Der Arbeitsort lag 2019 laut Auskunft des Bf. in OrtFirma. Zu der persönlichen Bindung nach OrtBf kamen daher auch noch starke wirtschaftliche Beziehungen aufgrund der im Nahebereich (OrtFirma) ausgeübten Berufstätigkeit des Bf. hinzu.
Der Familienwohnsitz und auch der Mittelpunkt der Lebensinteressen lagen demnach im Jahr 2019 in OrtBf und zwar sowohl aufgrund der persönlichen als auch der wirtschaftlichen Verhältnisse.
Zwar ist aus dem ZMR-Auszug ein zweimaliger Wechsel von Haupt- auf Nebenwohnsitz im Jahr 2019 ersichtlich, allerdings kommt nach ständiger Rechtsprechung des Verwaltungsgerichtshofs einer Eintragung im zentralen Melderegister lediglich Indizwirkung zu (vgl. ) und unterliegt auch dieses Beweismittel der freien Beweiswürdigung (167 BAO). Aufgrund des während des Jahres 2019 in OrtBf bestehenden gemeinsamen Haushaltes des Bf. mit seiner Lebensgefährtin und dem gemeinsamen Sohn, kommt das Bundesfinanzgericht, entsprechend den vorstehenden Rechtsausführungen, zur Überzeugung, dass der Bf. im Beschwerdejahr 2019 seine stärkste persönliche Beziehung zu diesem Ort und damit dort den Lebensmittelpunkt hatte.
Demgegenüber stellen weder die in Ort1/Ungarn gelegene Wohnung des Bf. noch der Wohnort des Vaters in Ort2/Ungarn gemäß der höchstgerichtlichen Judikatur einen Familienwohnsitz (dieser lag 2019 wie ausgeführt in OrtBf) oder einen Beschäftigungsort (dieser lag 2019 wie dargestellt in OrtFirma) dar, sodass es sich bei den Fahrten zwischen OrtBf und Ort1/Ungarn um keine Familienheimfahrten handelte und damit keine Werbungskosten vorliegen. Die geltend gemachten Kosten sind daher gemäß § 20 Abs. 1 Z 1 EStG 1988 steuerlich nicht abzugsfähig.

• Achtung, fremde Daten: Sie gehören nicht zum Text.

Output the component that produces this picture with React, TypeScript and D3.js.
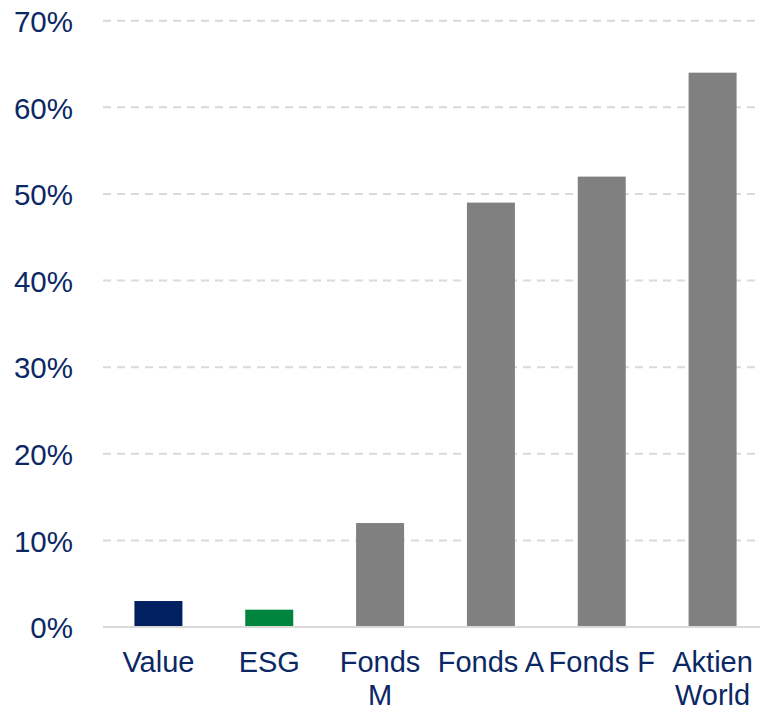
import React from 'react';
import { scaleBand, scaleLinear } from 'd3';

const categories = ['Value', 'ESG', 'Fonds M', 'Fonds A', 'Fonds F', 'Aktien World'];
const labelLines = [['Value'], ['ESG'], ['Fonds', 'M'], ['Fonds A'], ['Fonds F'], ['Aktien', 'World']];
const values = [0.03, 0.02, 0.12, 0.49, 0.52, 0.64];
const barColors = ['#002060', '#00853E', '#808080', '#808080', '#808080', '#808080'];
const yTicks = [0, 0.1, 0.2, 0.3, 0.4, 0.5, 0.6, 0.7];

const W = 760;
const H = 707;
const navy = '#0B2865';

const App = () => {
  const x = scaleBand<string>()
    .domain(categories)
    .range([103, 768])
    .paddingInner(0.567)
    .paddingOuter(0.2835);

  const y = scaleLinear().domain([0, 0.7]).range([627, 20.7]);

  return (
    <svg
      width={W}
      height={H}
      style={{ position: 'absolute', left: 0, top: 0 }}
      fontFamily="'Liberation Sans', Arial, sans-serif"
    >
      {/* gridlines */}
      {yTicks.filter(t => t > 0).map(t => (
        <line
          key={t}
          x1={103}
          x2={W}
          y1={y(t)}
          y2={y(t)}
          stroke="#D9D9D9"
          strokeWidth={2}
          strokeDasharray="8 6"
        />
      ))}

      {/* y tick labels */}
      {yTicks.map(t => (
        <text
          key={t}
          x={73}
          y={y(t)}
          dy="0.38em"
          textAnchor="end"
          fontSize={29.5}
          fill={navy}
        >
          {Math.round(t * 100) + '%'}
        </text>
      ))}

      {/* bars */}
      {categories.map((c, i) => (
        <rect
          key={c}
          x={x(c)}
          y={y(values[i])}
          width={x.bandwidth()}
          height={y(0) - y(values[i])}
          fill={barColors[i]}
        />
      ))}

      {/* baseline */}
      <line x1={103} x2={W} y1={y(0)} y2={y(0)} stroke="#D9D9D9" strokeWidth={2} />

      {/* category labels */}
      {categories.map((c, i) => (
        <text
          key={c}
          x={(x(c) ?? 0) + x.bandwidth() / 2}
          y={672}
          textAnchor="middle"
          fontSize={29}
          fill={navy}
        >
          {labelLines[i].map((l, j) => (
            <tspan key={j} x={(x(c) ?? 0) + x.bandwidth() / 2} dy={j === 0 ? 0 : 33}>
              {l}
            </tspan>
          ))}
        </text>
      ))}
    </svg>
  );
};

export default App;
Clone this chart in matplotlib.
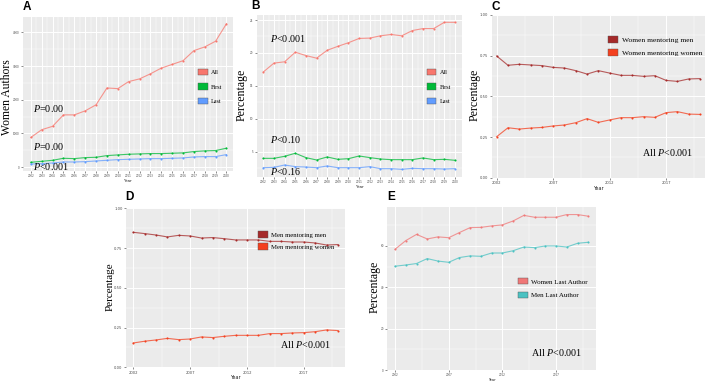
import numpy as np
import matplotlib
matplotlib.use("Agg")
import matplotlib.pyplot as plt
from matplotlib.patches import Patch

# ---- data ----
years = np.arange(2002, 2021)

# A: number of women authors
a_all = [880, 1110, 1210, 1550, 1550, 1670, 1850, 2350, 2330, 2540, 2620, 2770, 2940, 3050, 3160, 3460, 3570, 3740, 4260]
a_first = [140, 170, 200, 260, 250, 280, 290, 340, 360, 380, 390, 400, 400, 410, 420, 460, 480, 490, 560]
a_last = [90, 100, 120, 150, 150, 160, 180, 200, 220, 230, 240, 250, 250, 260, 270, 300, 310, 310, 370]

# B: percentage of women authors
b_all = [17.1, 18.45, 18.65, 20.1, 19.6, 19.2, 20.4, 21.0, 21.55, 22.2, 22.25, 22.6, 22.8, 22.6, 23.4, 23.7, 23.7, 24.65, 24.65]
b_first = [3.98, 3.98, 4.29, 4.75, 4.09, 3.73, 4.19, 3.83, 3.93, 4.34, 4.09, 3.88, 3.78, 3.78, 3.78, 4.04, 3.78, 3.83, 3.68]
b_last = [2.56, 2.61, 2.97, 2.72, 2.66, 2.56, 2.82, 2.56, 2.56, 2.56, 2.72, 2.41, 2.41, 2.31, 2.46, 2.41, 2.41, 2.36, 2.41]

# C: women mentoring
c_men = [0.748, 0.691, 0.697, 0.693, 0.689, 0.678, 0.674, 0.658, 0.637, 0.658, 0.643, 0.629, 0.629, 0.623, 0.627, 0.598, 0.592, 0.607, 0.609]
c_women = [0.252, 0.307, 0.299, 0.305, 0.309, 0.318, 0.324, 0.338, 0.363, 0.340, 0.355, 0.369, 0.369, 0.375, 0.371, 0.400, 0.406, 0.391, 0.389]

# D: men mentoring
d_men = [0.849, 0.841, 0.832, 0.820, 0.830, 0.826, 0.813, 0.816, 0.809, 0.801, 0.801, 0.801, 0.792, 0.792, 0.788, 0.788, 0.782, 0.769, 0.772]
d_women = [0.153, 0.164, 0.172, 0.182, 0.174, 0.178, 0.191, 0.187, 0.195, 0.201, 0.201, 0.201, 0.212, 0.212, 0.216, 0.218, 0.224, 0.235, 0.231]

# E: last author
e_women = [58.4, 62.6, 65.6, 63.4, 64.4, 64.0, 66.5, 68.9, 69.0, 69.7, 70.2, 72.1, 74.8, 73.9, 73.9, 73.9, 75.2, 75.2, 74.4]
e_men = [50.2, 50.8, 51.5, 53.9, 52.7, 52.1, 54.4, 55.2, 55.0, 56.6, 56.6, 57.7, 59.5, 59.2, 60.0, 60.0, 59.5, 61.3, 61.8]

W, H = 709, 381
plt.rcParams['mathtext.fontset'] = 'custom'
plt.rcParams['mathtext.rm'] = 'Liberation Serif'
plt.rcParams['mathtext.it'] = 'Liberation Serif:italic'

fig = plt.figure(figsize=(W / 100, H / 100), dpi=100)
fig.patch.set_facecolor('white')

SERIF = 'Liberation Serif'


def make_ax(box):
    l, t, r, b = box
    ax = fig.add_axes([l / W, 1 - b / H, (r - l) / W, (b - t) / H])
    ax.set_facecolor('#EBEBEB')
    for s in ax.spines.values():
        s.set_visible(False)
    ax.set_axisbelow(True)
    ax.grid(True, which='major', color='white', lw=0.7)
    ax.grid(True, which='minor', color='white', lw=0.35)
    ax.tick_params(which='major', length=1.5, width=0.4, color='#333333',
                   labelcolor='#4D4D4D', pad=1)
    ax.tick_params(which='minor', length=0)
    return ax


def frac(box, x, y):
    l, t, r, b = box
    return (x - l) / (r - l), (b - y) / (b - t)


def ftext(x, y, s, size, **kw):
    fig.text(x / W, 1 - y / H, s, fontsize=size, family=SERIF, va='center', **kw)


def legend(ax, box, x, y, labels, colors, size, hl, hh, ls):
    handles = [Patch(facecolor=c, edgecolor='#555555', lw=0.3, label=lab)
               for lab, c in zip(labels, colors)]
    ax.legend(handles=handles, loc='upper left', bbox_to_anchor=frac(box, x, y),
              frameon=False, borderpad=0, borderaxespad=0, handlelength=hl,
              handleheight=hh, labelspacing=ls, handletextpad=0.5,
              prop={'family': SERIF, 'size': size})


def series(ax, y, color):
    ax.plot(years, y, color=color, lw=0.8, alpha=0.75)
    ax.plot(years, y, 'o', color=color, ms=1.5, mew=0)


def panel_label(x, y, s):
    fig.text(x / W, 1 - y / H, s, fontsize=8.5, fontweight='bold',
             family='Liberation Sans', va='center')


red, green, blue = '#F8766D', '#00BA38', '#619CFF'

# ---- A ----
boxA = (22.7, 16.7, 233, 171)
ax = make_ax(boxA)
series(ax, a_all, red)
series(ax, a_first, green)
series(ax, a_last, blue)
ax.set_xlim(2001.25, 2020.6)
ax.set_ylim(-118, 4468)
ax.set_xticks(years)
ax.set_xticks(years[:-1] + 0.5, minor=True)
ax.set_yticks([0, 1000, 2000, 3000, 4000])
ax.set_yticks([500, 1500, 2500, 3500], minor=True)
ax.tick_params(labelsize=2)
ax.set_xlabel('Year', fontsize=3, color='#222222', labelpad=0.5)
legend(ax, boxA, 198.3, 68.5, ['All', 'First', 'Last'], [red, green, blue], 4.4, 1.6, 1.2, 1.4)
ftext(7.5, 97, 'Women Authors', 8.4, rotation=90, ha='center')
ftext(33, 108, '$P$=0.00', 7.3)
ftext(33, 147, '$P$=0.00', 7.3)
ftext(33, 167, '$P$<0.001', 7.3)
panel_label(23, 7, 'A')

# ---- B ----
boxB = (256.7, 15, 461.7, 176.7)
ax = make_ax(boxB)
series(ax, b_all, red)
series(ax, b_first, green)
series(ax, b_last, blue)
ax.set_xlim(2001.38, 2020.63)
ax.set_ylim(1.19, 25.76)
ax.set_xticks(years)
ax.set_xticks(years[:-1] + 0.5, minor=True)
ax.set_yticks([5, 10, 15, 20, 25])
ax.set_yticks([2.5, 7.5, 12.5, 17.5, 22.5], minor=True)
ax.tick_params(labelsize=2)
ax.set_xlabel('Year', fontsize=3, color='#222222', labelpad=0.5)
legend(ax, boxB, 426.7, 68.5, ['All', 'First', 'Last'], [red, green, blue], 4.4, 1.6, 1.2, 1.4)
ftext(242, 95, 'Percentage', 8.6, rotation=90, ha='center')
ftext(270, 38, '$P$<0.001', 7.3)
ftext(270, 140, '$P$<0.10', 7.3)
ftext(270, 172, '$P$<0.16', 7.3)
panel_label(251, 6, 'B')

# ---- C ----
dred, ored = '#A52A2A', '#F4401F'
boxC = (491.7, 15, 705, 177.7)
ax = make_ax(boxC)
series(ax, c_men, dred)
series(ax, c_women, ored)
ax.set_xlim(2001.56, 2020.44)
ax.set_ylim(0, 1)
ax.set_xticks([2002, 2007, 2012, 2017])
ax.set_xticks([2004.5, 2009.5, 2014.5, 2019.5], minor=True)
ax.set_yticks([0, 0.25, 0.5, 0.75, 1.0])
ax.set_yticks([0.125, 0.375, 0.625, 0.875], minor=True)
ax.set_yticklabels(['0.00', '0.25', '0.50', '0.75', '1.00'])
ax.tick_params(labelsize=2.7)
ax.set_xlabel('Year', fontsize=3.6, color='#222222', labelpad=0.5)
legend(ax, boxC, 608.3, 36, ['Women mentoring men', 'Women mentoring women'],
       [dred, ored], 5.4, 1.3, 1.05, 0.8)
ftext(475, 95, 'Percentage', 8.6, rotation=90, ha='center')
ftext(642, 153, 'All $P$<0.001', 7.2)
panel_label(492, 7, 'C')

# ---- D ----
boxD = (126, 208.3, 345, 367.3)
ax = make_ax(boxD)
series(ax, d_men, dred)
series(ax, d_women, ored)
ax.set_xlim(2001.36, 2020.62)
ax.set_ylim(0, 1)
ax.set_xticks([2002, 2007, 2012, 2017])
ax.set_xticks([2004.5, 2009.5, 2014.5, 2019.5], minor=True)
ax.set_yticks([0, 0.25, 0.5, 0.75, 1.0])
ax.set_yticks([0.125, 0.375, 0.625, 0.875], minor=True)
ax.set_yticklabels(['0.00', '0.25', '0.50', '0.75', '1.00'])
ax.tick_params(labelsize=2.7)
ax.set_xlabel('Year', fontsize=3.6, color='#222222', labelpad=0.5)
legend(ax, boxD, 257.7, 231, ['Men mentoring men', 'Men mentoring women'],
       [dred, ored], 4.9, 1.45, 1.15, 0.8)
ftext(110, 287, 'Percentage', 8.0, rotation=90, ha='center')
ftext(280, 344, 'All $P$<0.001', 7.2)
panel_label(125, 197, 'D')

# ---- E ----
pink, teal = '#F07878', '#4BC2C2'
boxE = (387.3, 206.7, 596, 370)
ax = make_ax(boxE)
series(ax, e_women, pink)
series(ax, e_men, teal)
ax.set_xlim(2001.28, 2020.72)
ax.set_ylim(0, 79)
ax.set_xticks([2002, 2007, 2012, 2017])
ax.set_xticks([2004.5, 2009.5, 2014.5, 2019.5], minor=True)
ax.set_yticks([0, 20, 40, 60])
ax.set_yticks([10, 30, 50, 70], minor=True)
ax.tick_params(labelsize=2)
ax.set_xlabel('Year', fontsize=2.6, color='#222222', labelpad=0.5)
legend(ax, boxE, 517.7, 278, ['Women Last Author', 'Men Last Author'],
       [pink, teal], 5.0, 1.45, 1.05, 1.0)
ftext(375, 287, 'Percentage', 8.6, rotation=90, ha='center')
ftext(531, 352, 'All $P$<0.001', 7.2)
panel_label(387, 197, 'E')

fig.savefig('out.png', dpi=100)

Weiters wird zum vom Bf. vorgebrachten Argument, dass der Bf. mehrmals im Jahr nach Ungarn fahren müsse, um seinen Vater zu dessen Physiotherapie zu begleiten ausgeführt, dass auch keine außergewöhnlichen Belastungen nach § 34 EStG 1988 vorliegen.
Gemäß § 34 Abs. 1 EStG 1988 sind bei der Ermittlung des Einkommens eines unbeschränkt Steuerpflichtigen außergewöhnliche Belastungen abzuziehen. Die Belastung muss insbesondere außergewöhnlich sein (Z 1) und zwangsläufig erwachsen (Z 2). Die Belastung ist nach § 34 Abs. 2 EStG 1988 außergewöhnlich, soweit sie höher ist als jene, die der Mehrzahl der Steuerpflichtigen gleicher Einkommensverhältnisse und gleicher Vermögensverhältnisse erwächst. Die Belastung erwächst nach § 34 Abs. 3 EStG 1988 dem Steuerpflichtigen zwangsläufig, wenn er sich ihr aus tatsächlichen, rechtlichen oder sittlichen Gründen nicht entziehen kann.
Nach der Rechtsprechung des Verwaltungsgerichtshofes mangelt es bei Fahrtkosten, die ihre Ursache in der Betreuung eines betagten Elternteils haben, etwa anlässlich der Begleitung bei Spaziergängen, verschiedenen Besorgungen oder Arztbesuchen, am Merkmal der Außergewöhnlichkeit (zuletzt mwV). Die Fahrtkosten des Bf. nach Ungarn zur Begleitung des Vaters zu den Therapien stellen entsprechend keine außergewöhnlichen Belastungen dar.

Die geltend gemachten Kosten des Bf. für die Fahrten von OrtBf nach Ort1/Ungarn waren daher nicht abzugsfähig und war spruchgemäß zu entscheiden.

Zu Spruchpunkt II. (Revision)

Gegen ein Erkenntnis des Bundesfinanzgerichtes ist die Revision zulässig, wenn sie von der Lösung einer Rechtsfrage abhängt, der grundsätzliche Bedeutung zukommt, insbesondere weil das Erkenntnis von der Rechtsprechung des Verwaltungsgerichtshofes abweicht, eine solche Rechtsprechung fehlt oder die zu lösende Rechtsfrage in der bisherigen Rechtsprechung des Verwaltungsgerichtshofes nicht einheitlich beantwortet wird.
Das gegenständliche Erkenntnis stützt sich auf die ergangene und im Entscheidungstext angeführte höchstgerichtliche Judikatur. Entsprechend liegt keine Rechtsfrage, der grundsätzliche Bedeutung zukommt, vor und war auszusprechen, dass die Revision unzulässig ist.